((

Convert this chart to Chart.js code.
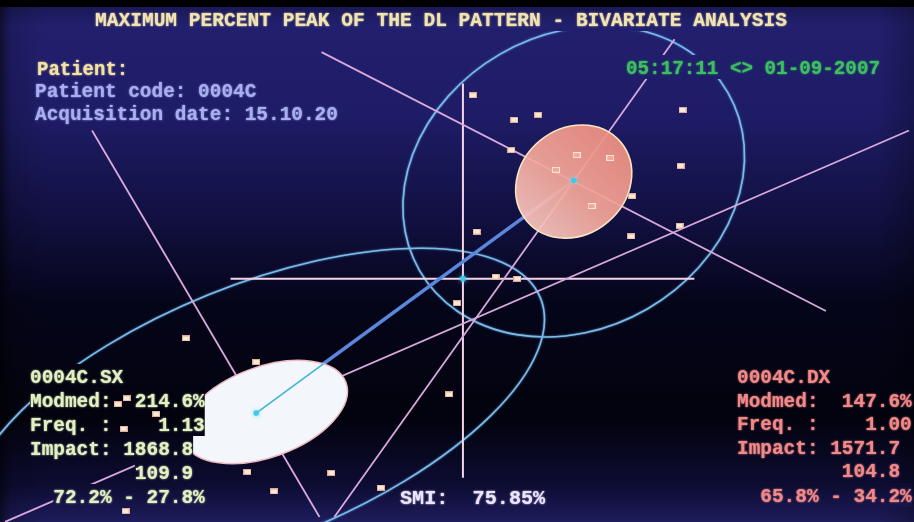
<!DOCTYPE html>
<html>
<head>
<meta charset="utf-8">
<script src="https://cdn.jsdelivr.net/npm/chart.js@4.4.1/dist/chart.umd.min.js"></script>
<style>
html,body{margin:0;padding:0;background:#000;overflow:hidden}
#wrap{width:914px;height:522px;position:relative}
</style>
</head>
<body>
<div id="wrap"><canvas id="c"></canvas></div>
<script>
// ---------------- DATA (screen-plane units) ----------------
const chartTitle = 'MAXIMUM PERCENT PEAK OF THE DL PATTERN - BIVARIATE ANALYSIS';
const patientCode = '0004C';
const acquisitionDate = '15.10.20';
const stamp = '05:17:11 <> 01-09-2007';

// single observations (small square marks)
const markerX = [473, 515, 539, 685, 512, 683, 634, 682, 633, 477, 496, 518, 457, 183, 254, 449, 245, 330, 272, 380, 123, 114, 153, 120, 122];
const markerY = [ 92, 117, 112, 107, 148, 164, 195, 225, 236, 231, 277, 279, 304, 340, 364, 397, 476, 477, 496, 492, 401, 407, 417, 432, 516];
// observations lying inside the DX core ellipse
const innerX = [578, 612, 557, 593];
const innerY = [153, 156, 168, 205];

// centres of the two sides and the reference cross
const dxCentre = [575, 179];
const sxCentre = [254, 416];
const crossCentre = [463, 279];

// ellipses: DX spread, SX spread, DX core, SX core
const ellipseCX    = [575, 254, 575, 263];
const ellipseCY    = [180, 416, 180, 415];
const ellipseA     = [180, 310,  62,  87];
const ellipseB     = [150, 130,  54,  46];
const ellipseAngle = [-30, -22, -40, -20];

// principal axes and reference lines (end points)
const dxAxis1X = [320, 830], dxAxis1Y = [48, 312];
const dxAxis2X = [677, 333], dxAxis2Y = [35, 522];
const sxAxis1X = [0, 914],   sxAxis1Y = [527, 128];
const sxAxis2X = [88, 318],  sxAxis2Y = [128, 522];
const crossHX  = [228, 697], crossHY  = [279, 279];
const crossVX  = [463, 463], crossVY  = [80, 482];

// side statistics
const sxName = '0004C.SX', dxName = '0004C.DX';
const sxStats = ['214.6%', '1.13', '1868.8', '109.9', '72.2%', '27.8%'];
const dxStats = ['147.6%', '1.00', '1571.7', '104.8', '65.8%', '34.2%'];
const smiValue = '75.85%';

// ---------------- helpers ----------------
const pts = (xs, ys) => xs.map((x, i) => ({x: x, y: ys[i]}));

function markerCanvas(fill, edge) {
  const c = document.createElement('canvas');
  c.width = 8; c.height = 6;
  const g = c.getContext('2d');
  g.fillStyle = edge; g.fillRect(0, 0, 8, 6);
  g.fillStyle = fill; g.fillRect(1, 1, 6, 4);
  return c;
}

function lineSet(xs, ys, color, width) {
  return {data: pts(xs, ys), showLine: true, borderColor: color, borderWidth: width,
          pointRadius: 0, clip: false, fill: false, tension: 0};
}

let bgGrad = null;

function ellipsePath(chart, i) {
  const xs = chart.scales.x, ys = chart.scales.y;
  const cx = xs.getPixelForValue(ellipseCX[i]), cy = ys.getPixelForValue(ellipseCY[i]);
  const rx = Math.abs(xs.getPixelForValue(ellipseCX[i] + ellipseA[i]) - cx);
  const ry = Math.abs(ys.getPixelForValue(ellipseCY[i] + ellipseB[i]) - cy);
  const ctx = chart.ctx;
  ctx.beginPath();
  ctx.ellipse(cx, cy, rx, ry, ellipseAngle[i] * Math.PI / 180, 0, Math.PI * 2);
}

const FONT_PX = 21;
const FONT = 'bold ' + FONT_PX + 'px "Liberation Mono", "DejaVu Sans Mono", monospace';

function drawText(ctx, str, x, y, color, adv) {
  ctx.save();
  ctx.font = FONT;
  const nat = ctx.measureText('M').width;
  ctx.translate(x, y + 7);
  ctx.scale(adv / nat, 1);
  ctx.fillStyle = color;
  ctx.shadowColor = color;
  ctx.shadowBlur = 2;
  ctx.textBaseline = 'alphabetic';
  ctx.textAlign = 'left';
  ctx.fillText(str, 0, 0);
  ctx.restore();
}

function pad(s, n) { while (s.length < n) s = ' ' + s; return s; }

function statRows(name, st) {
  return [
    name,
    'Modmed: ' + pad(st[0], 7),
    'Freq. : ' + pad(st[1], 7),
    'Impact: ' + pad(st[2], 6),
    pad(st[3], 14),
    '  ' + st[4] + ' - ' + st[5]
  ];
}

// text layout
const ADV = 11.65;
const texts = [
  {s: chartTitle, x: 95, y: 19, c: '#f2e4b0', a: 692 / chartTitle.length},
  {s: 'Patient:', x: 37, y: 68, c: '#f4e2a4', a: 11.4},
  {s: 'Patient code: ' + patientCode, x: 35, y: 90, c: '#a9aef0', a: ADV},
  {s: 'Acquisition date: ' + acquisitionDate, x: 35, y: 113, c: '#a9aef0', a: ADV},
  {s: stamp, x: 626, y: 67, c: '#3cbf5e', a: 254 / stamp.length},
  {s: 'SMI:  ' + smiValue, x: 400, y: 497, c: '#ebe4ff', a: 12.1}
];
const sxY = [376, 400, 424, 448, 472, 496];
const dxY = [376, 400, 423, 447, 470, 495];
statRows(sxName, sxStats).forEach((s, i) => texts.push({s: s, x: 30, y: sxY[i], c: '#e3f1c2', a: ADV}));
statRows(dxName, dxStats).forEach((s, i) => texts.push({s: s, x: 737, y: dxY[i], c: '#f28888', a: ADV}));

// ---------------- plugin: screen, ellipses, text ----------------
const crt = {
  id: 'crt',
  beforeDraw(chart) {
    const ctx = chart.ctx, w = chart.width, h = chart.height;
    bgGrad = ctx.createLinearGradient(0, 0, 0, h);
    bgGrad.addColorStop(0.00, '#18164e');
    bgGrad.addColorStop(0.05, '#22206e');
    bgGrad.addColorStop(0.22, '#1e1c66');
    bgGrad.addColorStop(0.42, '#111040');
    bgGrad.addColorStop(0.58, '#05051a');
    bgGrad.addColorStop(0.80, '#03030e');
    bgGrad.addColorStop(0.93, '#0d0c32');
    bgGrad.addColorStop(1.00, '#1e1c5c');
    ctx.save();
    ctx.fillStyle = bgGrad;
    ctx.fillRect(0, 0, w, h);
    const side = ctx.createLinearGradient(0, 0, w, 0);
    side.addColorStop(0, 'rgba(0,0,0,0.55)');
    side.addColorStop(0.012, 'rgba(0,0,0,0.15)');
    side.addColorStop(0.05, 'rgba(0,0,0,0)');
    side.addColorStop(0.96, 'rgba(0,0,0,0)');
    side.addColorStop(1, 'rgba(0,0,0,0.25)');
    ctx.fillStyle = side;
    ctx.fillRect(0, 0, w, h);
    ctx.fillStyle = '#000';
    ctx.fillRect(0, 0, w, 7);
    ctx.restore();
  },
  beforeDatasetsDraw(chart) {
    const ctx = chart.ctx;
    ctx.save();
    ctx.strokeStyle = '#7dbbe4';
    ctx.lineWidth = 1.6;
    ctx.shadowColor = '#5aa0e0';
    ctx.shadowBlur = 2;
    ellipsePath(chart, 0); ctx.stroke();
    ellipsePath(chart, 1); ctx.stroke();
    ctx.restore();
  },
  beforeDatasetDraw(chart, args) {
    if (args.index !== 1) return;
    const ctx = chart.ctx, xs = chart.scales.x, ys = chart.scales.y;
    ctx.save();
    // SX core (opaque white)
    ellipsePath(chart, 3);
    ctx.fillStyle = '#f3f7fb';
    ctx.fill();
    ctx.strokeStyle = '#f0b8c0';
    ctx.lineWidth = 1.5;
    ctx.stroke();
    // cyan inner segment of the link line
    ctx.save();
    ellipsePath(chart, 3);
    ctx.clip();
    ctx.beginPath();
    ctx.moveTo(xs.getPixelForValue(sxCentre[0]), ys.getPixelForValue(sxCentre[1]));
    ctx.lineTo(xs.getPixelForValue(dxCentre[0]), ys.getPixelForValue(dxCentre[1]));
    ctx.strokeStyle = '#3fb4d6';
    ctx.lineWidth = 1.6;
    ctx.stroke();
    ctx.restore();
    // DX core (pink, slightly translucent)
    const cx = xs.getPixelForValue(ellipseCX[2]), cy = ys.getPixelForValue(ellipseCY[2]);
    const g = ctx.createLinearGradient(cx + 45, cy - 50, cx - 45, cy + 50);
    g.addColorStop(0, 'rgba(240,142,128,0.93)');
    g.addColorStop(0.55, 'rgba(244,166,154,0.93)');
    g.addColorStop(1, 'rgba(248,200,194,0.93)');
    ellipsePath(chart, 2);
    ctx.fillStyle = g;
    ctx.fill();
    ctx.strokeStyle = '#f7e4c0';
    ctx.lineWidth = 1.6;
    ctx.stroke();
    // centre dots
    [dxCentre, sxCentre, crossCentre].forEach(p => {
      ctx.beginPath();
      ctx.arc(xs.getPixelForValue(p[0]), ys.getPixelForValue(p[1]), 2.8, 0, Math.PI * 2);
      ctx.fillStyle = '#42c8e8';
      ctx.shadowColor = '#60e0ff';
      ctx.shadowBlur = 4;
      ctx.fill();
    });
    ctx.shadowBlur = 0;
    // text cell backgrounds
    ctx.fillStyle = bgGrad;
    texts.forEach(t => {
      const lead = t.s.length - t.s.replace(/^ +/, '').length;
      ctx.fillRect(t.x + lead * t.a, t.y - 12, (t.s.length - lead) * t.a, 24);
    });
    ctx.restore();
  },
  afterDraw(chart) {
    const ctx = chart.ctx;
    texts.forEach(t => drawText(ctx, t.s, t.x, t.y, t.c, t.a));
  }
};

const outerMark = markerCanvas('#f8ecd6', '#e2a898');
const innerMark = markerCanvas('#f1a898', '#fbe8dc');

new Chart(document.getElementById('c'), {
  type: 'scatter',
  data: {
    datasets: [
      {data: pts(markerX, markerY), pointStyle: outerMark, pointRadius: 4, clip: false, showLine: false},
      {data: pts(innerX, innerY), pointStyle: innerMark, pointRadius: 4, clip: false, showLine: false},
      lineSet([sxCentre[0], dxCentre[0]], [sxCentre[1], dxCentre[1]], '#5a86dc', 3.5),
      lineSet(dxAxis1X, dxAxis1Y, '#d8a8dc', 1.8),
      lineSet(dxAxis2X, dxAxis2Y, '#d8a8dc', 1.8),
      lineSet(sxAxis1X, sxAxis1Y, '#d8a8dc', 1.8),
      lineSet(sxAxis2X, sxAxis2Y, '#d8a8dc', 1.8),
      lineSet(crossHX, crossHY, '#f2d4e6', 2),
      lineSet(crossVX, crossVY, '#f2d4e6', 2)
    ]
  },
  options: {
    responsive: true,
    maintainAspectRatio: false,
    animation: false,
    events: [],
    layout: {padding: 0},
    plugins: {legend: {display: false}, tooltip: {enabled: false}, title: {display: false}},
    scales: {
      x: {type: 'linear', min: 0, max: 914, display: false},
      y: {type: 'linear', min: 0, max: 522, reverse: true, display: false}
    }
  },
  plugins: [crt]
});
</script>
</body>
</html>
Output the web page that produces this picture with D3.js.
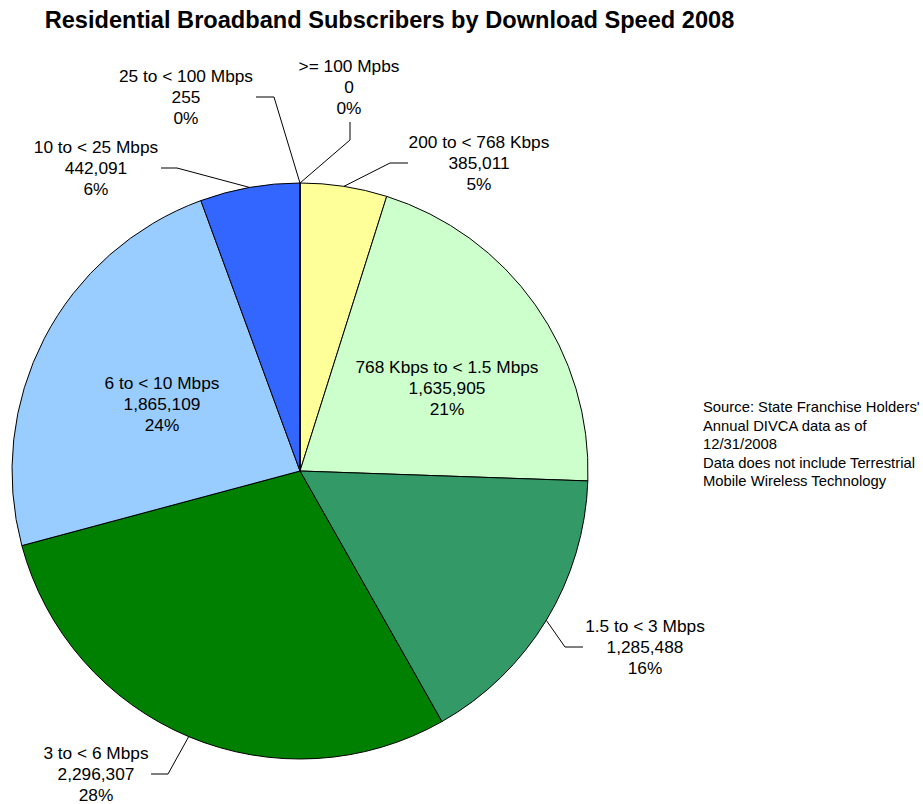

))

Problem: Repeat, word for word and with no pictures, only the lines running from the beginning of the data to the line that contains "const stamp = '05:17:11 <> 01-09-2007';".

Solution below:
Convert this chart to Chart.js code.
<!DOCTYPE html>
<html>
<head>
<meta charset="utf-8">
<script src="https://cdn.jsdelivr.net/npm/chart.js@4.4.1/dist/chart.umd.min.js"></script>
<style>
html,body{margin:0;padding:0;background:#000;overflow:hidden}
#wrap{width:914px;height:522px;position:relative}
</style>
</head>
<body>
<div id="wrap"><canvas id="c"></canvas></div>
<script>
// ---------------- DATA (screen-plane units) ----------------
const chartTitle = 'MAXIMUM PERCENT PEAK OF THE DL PATTERN - BIVARIATE ANALYSIS';
const patientCode = '0004C';
const acquisitionDate = '15.10.20';
const stamp = '05:17:11 <> 01-09-2007';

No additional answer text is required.